Her not finding a connection also was true of the 'establishment.' She never went to college, never fit in. She taught for short times at Universities, but again never fit in, and never was really accepted--or perhaps knew how to win her way. Early years, full of training in theater, for she thought she was going to be an actress, gave her good training for lecture/poetry reading circuits. She found connection with the common people in these reading circuits, and no matter what the establishment had to say about her poems not really being art, the people found they loved her. And these readings gave her bread and butter to live on, but also attention and popular support. In her later years, she was so very popular she received tons of fan mail. She wanted to answer it all by hand. She felt it was so important to maintain that human touch in life. She had tons of people dropping by,but their experience of a 'surprise visit' varied greatly depending on her mood.
She met so many people and heard from so many people who claimed that she had changed their life So much acclamation from others, so much connection. Loved by so many for her incredible ability to see the wisdom that nature taught us, and to be pointedly honest. At least it seemed that she was being pointedly honest. Her biographer likes to point out that she often hid the worst bumps, the deepest moments of despair, and even the wonderful delightful moments of romance with another woman.
Yet, perhaps the same people who said that her work was not art, because it was too focused on reaching out to people, to healing people, and not polished enough, miss that it was her knowing of how to paint a life, that was not her full life, but it was a rich and deep life--this was her art. And she painted it for us, not with every detail of reality, but with enough reality that we could enjoy and take succor from this art. This was her own art, not really of poetry, but of the art of living.
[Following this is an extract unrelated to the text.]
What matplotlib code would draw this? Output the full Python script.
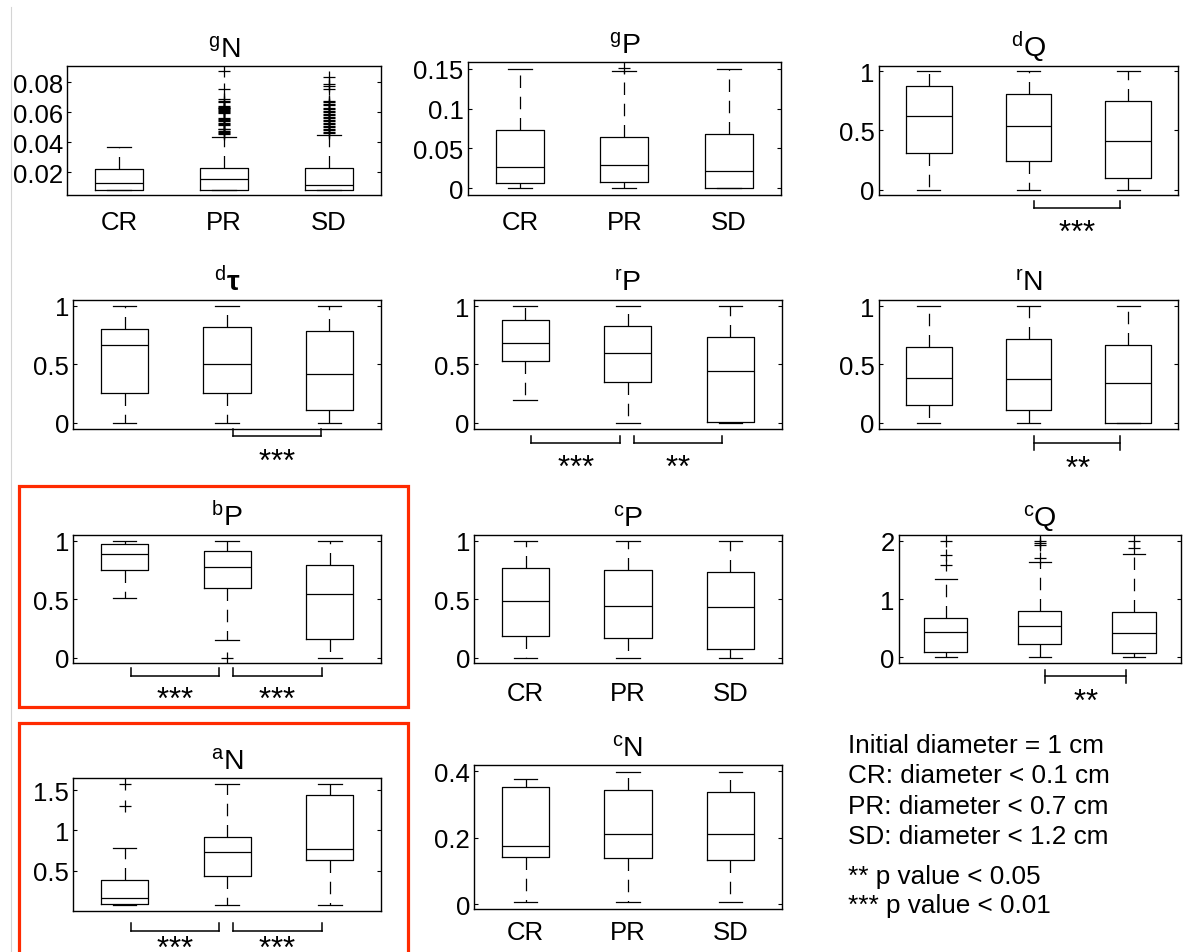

Her own life was full of pain, and mistakes and difficulties. She didn't wish her life for all of us, but she did have a vision of people being connected: connected to themselves, connected to each other, connected to the divine through the workings of nature. And she painted a picture of her vision, that we all might take a few steps in that direction.

So, why did I spend this whole morning reading you May Sarton poems? I hope to help you connect to experiences in your own life, which she is so good at capturing. But also, I hope to inspire you to find your own way to make living your art, to bring the fullness of your sense of divine love into all of your being.
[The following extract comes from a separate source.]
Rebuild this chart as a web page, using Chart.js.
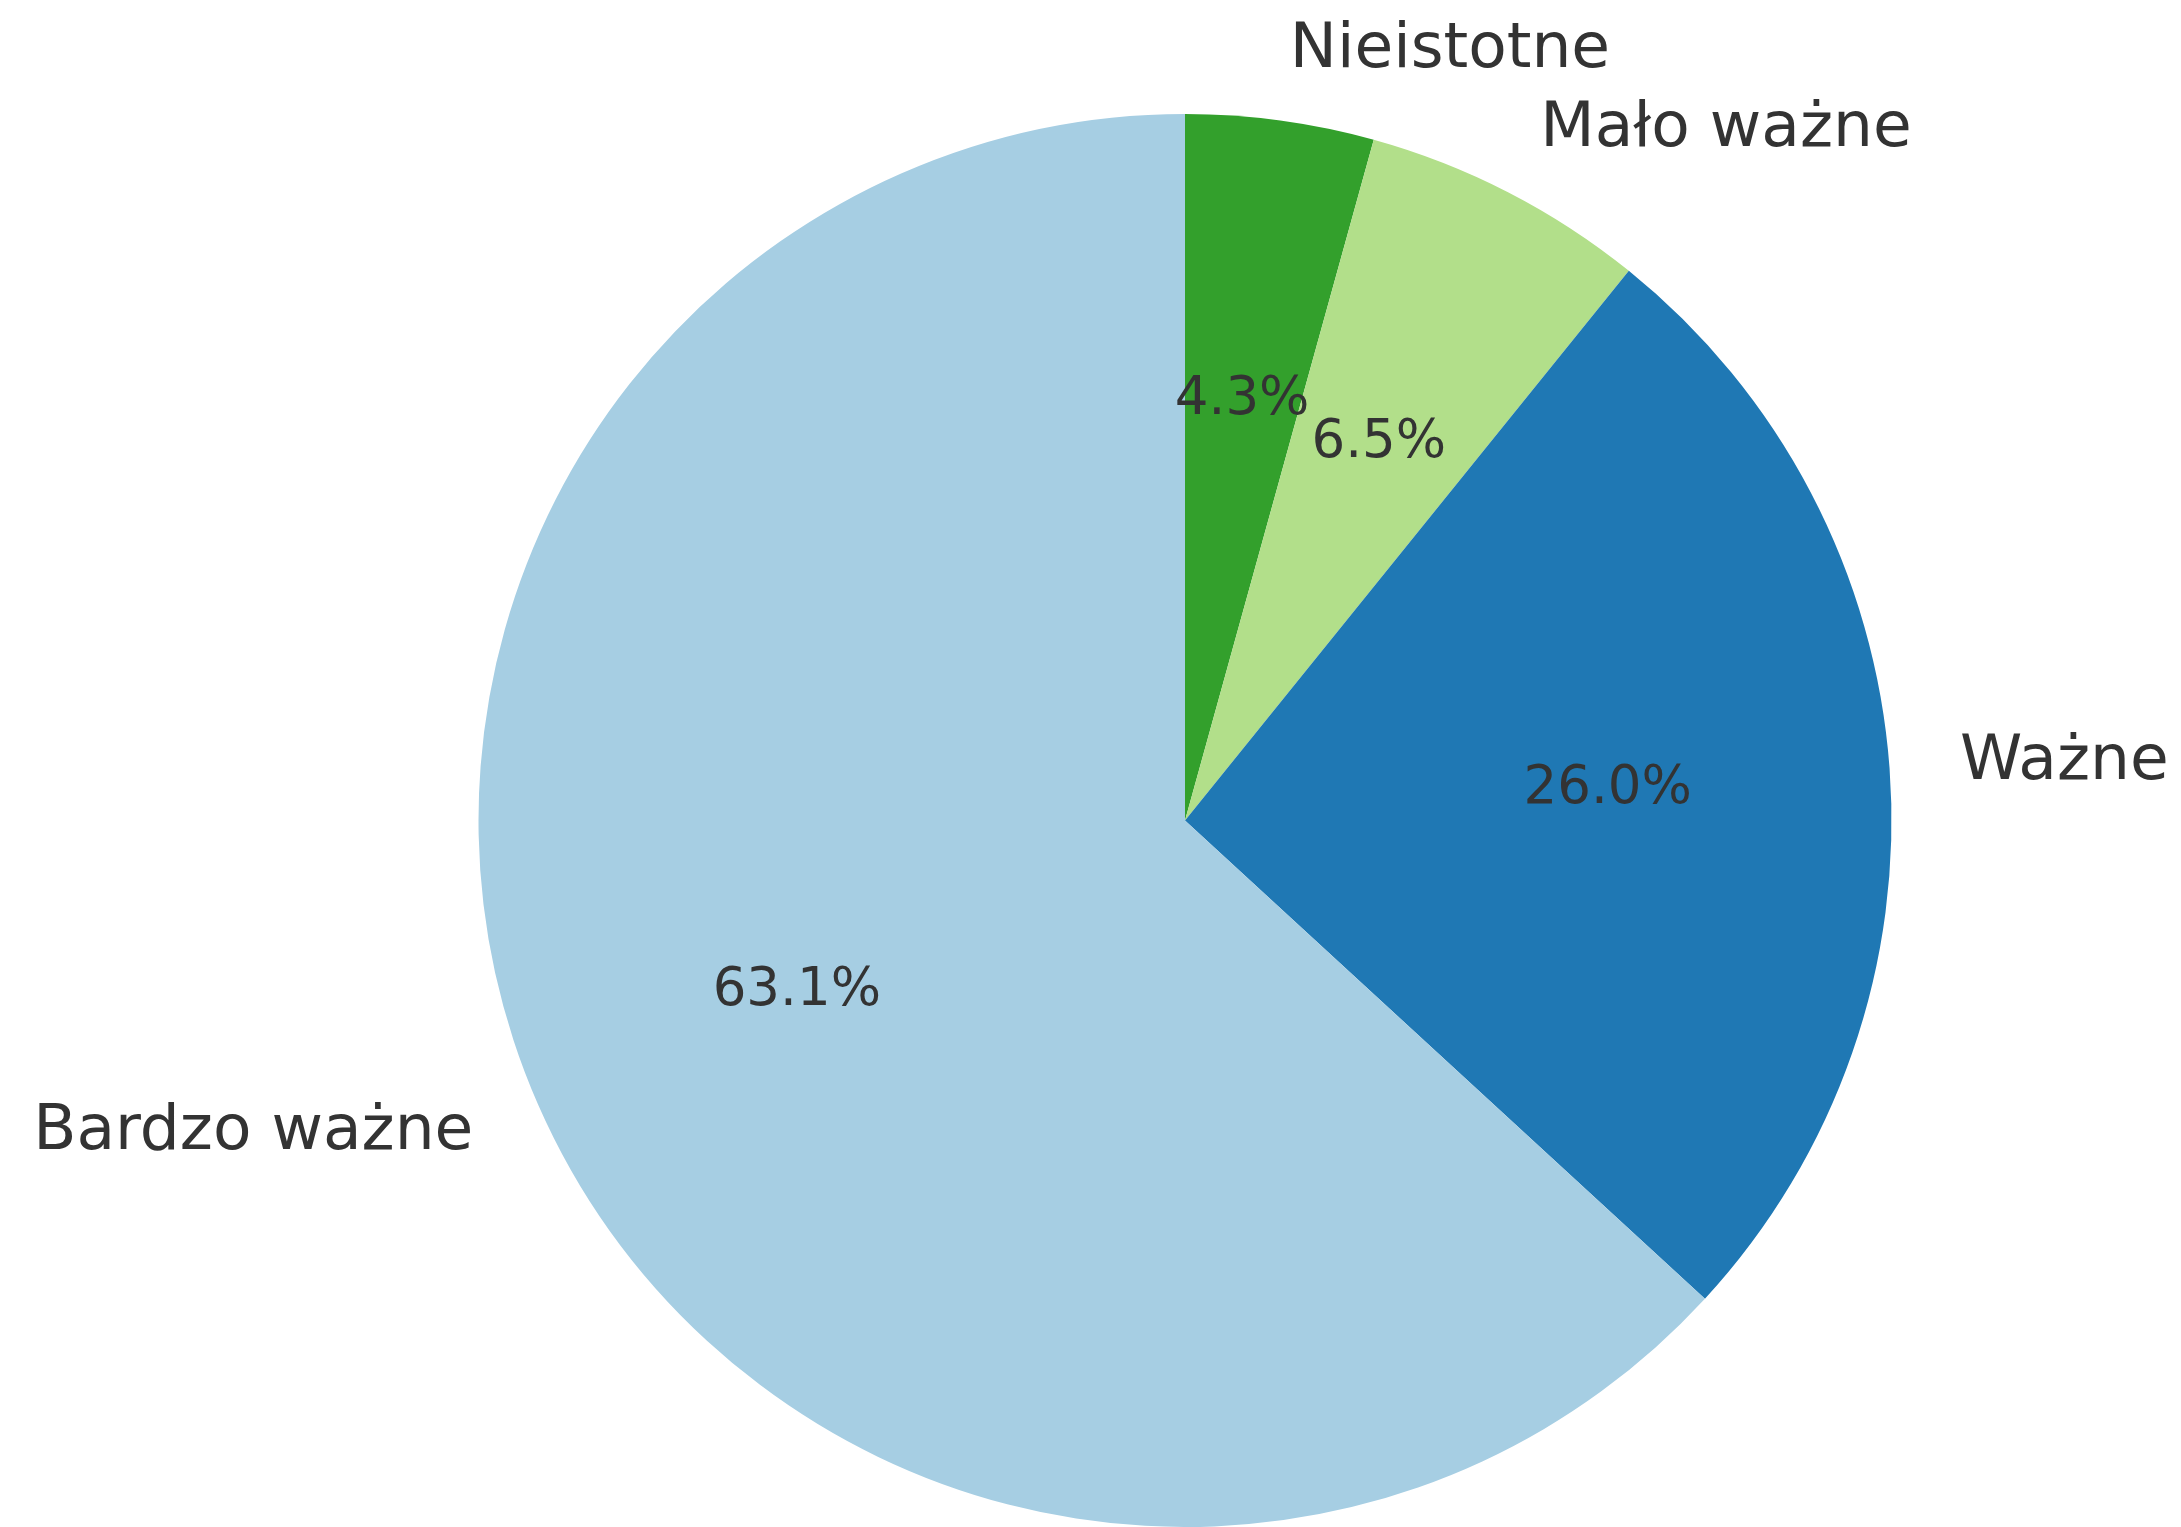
<!DOCTYPE html>
<html>
<head>
<meta charset="utf-8">
<script src="https://cdn.jsdelivr.net/npm/chart.js@4"></script>
<style>
  html, body { margin: 0; padding: 0; background: #ffffff; }
  #wrap { width: 2181px; height: 1527px; }
</style>
</head>
<body>
<div id="wrap"><canvas id="myChart"></canvas></div>
<script>
// ---------------------------------------------------------------------------
// pie chart (clockwise from the top), values in percent

let labels = ["Nieistotne", "Mało ważne", "Ważne", "Bardzo ważne"];
let values = [4.3, 6.5, 26.0, 63.1];
let sliceColors = ["#33a02c", "#b2df8a", "#1f78b4", "#a6cee3"];

// labels outside at 1.1 r, percents inside at 0.6 r
const pieText = {
  id: "pieText",
  afterDatasetsDraw(chart) {
    const ctx = chart.ctx;
    const meta = chart.getDatasetMeta(0);
    ctx.save();
    ctx.fillStyle = "#333333";
    ctx.textBaseline = "middle";
    meta.data.forEach((arc, i) => {
      const p = arc.getProps(["x", "y", "startAngle", "endAngle", "outerRadius"], true);
      const mid = (p.startAngle + p.endAngle) / 2;
      const cos = Math.cos(mid), sin = Math.sin(mid);

      ctx.font = "63px 'DejaVu Sans'";
      ctx.textAlign = cos > 0 ? "left" : "right";
      ctx.fillText(labels[i], p.x + cos * p.outerRadius * 1.1, p.y + sin * p.outerRadius * 1.1);

      ctx.font = "53px 'DejaVu Sans'";
      ctx.textAlign = "center";
      ctx.fillText(values[i].toFixed(1) + "%", p.x + cos * p.outerRadius * 0.6, p.y + sin * p.outerRadius * 0.6);
    });
    ctx.restore();
  }
};

new Chart("myChart", {
  type: "pie",
  data: {
    labels: labels,
    datasets: [{
      data: values,
      backgroundColor: sliceColors,
      borderWidth: 0
    }]
  },
  options: {
    responsive: true,
    maintainAspectRatio: false,
    animation: false,
    layout: {
      padding: { left: 477, right: 288, top: 114, bottom: 0 }
    },
    plugins: {
      legend: { display: false },
      tooltip: { enabled: false }
    }
  },
  plugins: [pieText]
});
</script>
</body>
</html>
I want to go back to a part of the poem I opened with, In Time Like Air---where she points so clearly to her art, her art of living, living a life of interconnection, a life of the self dissolved and found, a life of love.

What element dissolves the soul
So it may be both found and lost,
In what suspended as a whole?
What is the element so blest
That there identity can rest
As salt in the clear water cast?

Love in its early transformation,
And only love, may so design it
That the self flows in pure sensation,
Is all dissolved and found at last
Without a future or a past.
And a whole life suspended in it.

May we all live, suspended in love.

Closing Words:

True gardeners cannot bear a glove
Between the sure touch and the tender root,
Must let their hands grow knotted as they move
With a rough sensitivity about
Under the earth, between the rock and shoot,
Never to bruise or wound the hidden fruit.
And so I watched my mother's hands grow scarred,
She who could heal the wounded plant or friend
With the same vulnerable yet rigorous love;
I minded once to see her beauty gnarled,
But now her truth is given to me to live,
As I learn for myself we must be hard
To move among the tender with an open hand,
And to stay sensitive up to the end
Pay with some toughness for a gentle world.